Luxury spaces use trays and bases to anchor objects visually.
Why it feels luxurious:
The moment items are grouped on a tray, they stop looking like leftover clutter and start looking like a curated arrangement. Same items, different impression.
Quick action:
- Place a tray on your coffee table for remotes, coasters, candle.
- Use one on your bedside table for phone, book, glasses, and lotion.
- Use one near your entry for keys, wallet, and everyday carry.
The rule: if it lives out in the open, give it a “home” on a base.
10. Add Fresh Greenery in Key Sightlines
Luxury hotels rarely rely on fake plants alone.
You’ll almost always see fresh flowers, real branches, or at least very convincing greenery in high-impact locations.
Why it feels luxurious:
Living elements soften hard lines and add a sense of care and maintenance. Greenery reads as “fresh” and “alive,” which instantly lifts the space.
Quick action:
- Place greenery where your eye naturally lands: entry console, dining table, coffee table, kitchen island.
- If fresh flowers weekly aren’t realistic, use a long-lasting plant or tall branches you can change less often.
- Avoid lots of small, dusty faux plants. One or two strong, healthy pieces beat ten tired ones.
11. Protect One Surface as “Negative Space Only”
Most homes treat every empty surface as an opportunity to put something down.
Luxury spaces do the opposite.
They intentionally leave some surfaces almost entirely clear.
Why it feels luxurious:
Negative space is a design tool. It communicates confidence and calm. When a room has space to breathe, nothing feels desperate or cluttered.
Quick action:
- Choose one key surface (sideboard, dining table, large console).

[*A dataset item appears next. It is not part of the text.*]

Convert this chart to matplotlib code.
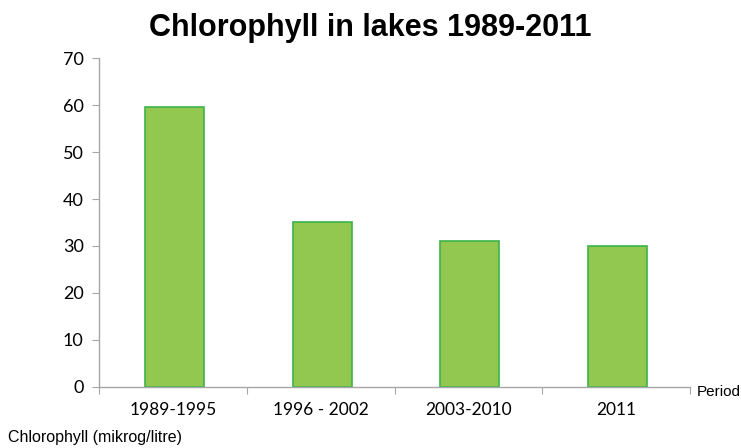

- Remove everything except one strong, simple centrepiece (a bowl, a vase, a sculpture).
- Commit: this surface does not become storage. If something lands there temporarily, it gets cleared by the end of the day.
You’re teaching your home – and your brain – that not every flat area is for junk.
Micro Mindset Shifts Hiding Inside These Changes
These 11 tweaks aren’t really about decor.
They’re about standards.
- Swapping bulbs is choosing mood over default.
- Hiding cables is choosing clarity over “good enough.”
- Matching hangers is choosing discipline in small things.
- Protecting negative space is choosing restraint when it would be easy to accumulate.
When you start making these “tiny luxury” decisions at home, you’re also rehearsing them mentally:
- Editing instead of hoarding.
- Finishing instead of almost-finishing.
- Presenting your everyday life to yourself at a higher level.
You don’t need a bigger house to feel like you’ve upgraded your life.
You need a home where the details quietly tell you:
“This is the standard now.”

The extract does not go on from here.